Ci sono, ma non si vedono. Meglio, non li vediamo perché non vogliamo vederli. A volte non serve neppure voltare la testa. Basta tenere lo sguardo fisso davanti a sé, come se fosse puntato nel vuoto. In definitiva, questo sono: un vuoto, una mancanza di cui non sappiamo darci spiegazione, l’estremo al quale cerchiamo di fuggire. Ci sono e non si vedono. Neanche in tv, se è vero che il programma che qualche anno fa si era prefisso di raccontare le loro storie (e le raccontava bene, oltretutto, con ascolti non disprezzabili) fu soppresso per mancanza di pubblicità. Gli investitori non se la sentivano di associare i loro prodotti all’abisso in cui erano caduti gli «invisibili», come recitava – non a caso – il titolo della trasmissione. Non si vedono, ma ci sono, per quanto di questi tempi non si sappia come chiamarli:
homeless all’americana o
clochard alla francese? Scartato per sgradevolezza il vecchio “barboni”, resta “senza fissa dimora”. Che suonerà burocatico, ma una volta non è un male. Il luogo in cui l’invisibilità si trasforma in inesistenza è per l’appunto la Pubblica amministrazione. Facciamo conto che, in questo periodo di censimento, un modulo non arrivi a destinazione perché il titolare non sia più rintracciabile.
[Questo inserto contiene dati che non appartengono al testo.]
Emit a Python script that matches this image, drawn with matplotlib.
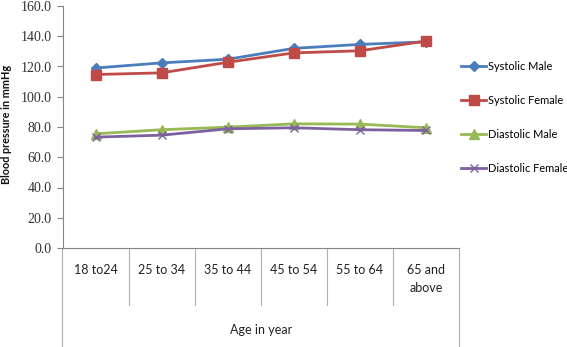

Niente residenza, niente cittadinanza. La derubricazione arriva in un istante. La non-persona potrebbe essere morta, forse. Senz’altro è morta per la società.Non vogliamo vederli, d’accordo. Ma sappiamo che ci sono. Nessuna difesa è perfetta, di tanto in tanto capita di inciamparci addosso sul marciapiede oppure di avvertirne la presenza da lontano (come l’avvertiamo, quella presenza, lo sappiamo tutti, non è il caso di spiegarcelo). Non sappiamo quanti siano, invece. Sfuggiti alle coordinate dell’anagrafe, i “senza” sembrerebbero impossibili da contare. Anche per questo, in definitiva, le loro vicende appaiono irrilevanti. Conoscere i numeri cambierebbe qualcosa? Probabilmente sì ed è auspicabile, quindi, che qualcosa cambi grazie all’iniziativa lanciata dal ministero del Welfare in collaborazione con Istat, Caritas e Fiopsd, la federazione che riunisce le realtà pubbliche e private che degli invisibili si prendono cura. Anziché affidarsi alla compilazione online, quest’altro censimento poggia sull’opera dei volontari. Si propone di fare la conta, certo, ma anche di indagare le cause di una condizione la cui complessità, ora come ora, è lasciata principalmente all’intuito degli operatori.I motivi per cui si diventa “senza” li possiamo immaginare: per gli italiani può essere la perdita del lavoro, per gli stranieri la clandestinità. E poi ci sono i padri separati, che non riescono a tenere il passo con gli alimenti. Ci sono le famiglie sotto sfratto, che non riescono a trovare ospitalità. Ciascuna di queste situazioni delinea una frontiera spesso difficile da superare, perché anche quando i servizi sociali riescono finalmente a istituire un contatto, si tratta di un legame labile, che può spezzarsi in un istante. Una nuova sparizione, un altro passo nell’anonimato. Ecco perché gli invisibili vanno contati, sì, ma più che altro ascoltati: perché ci sono, perché ci riguardano.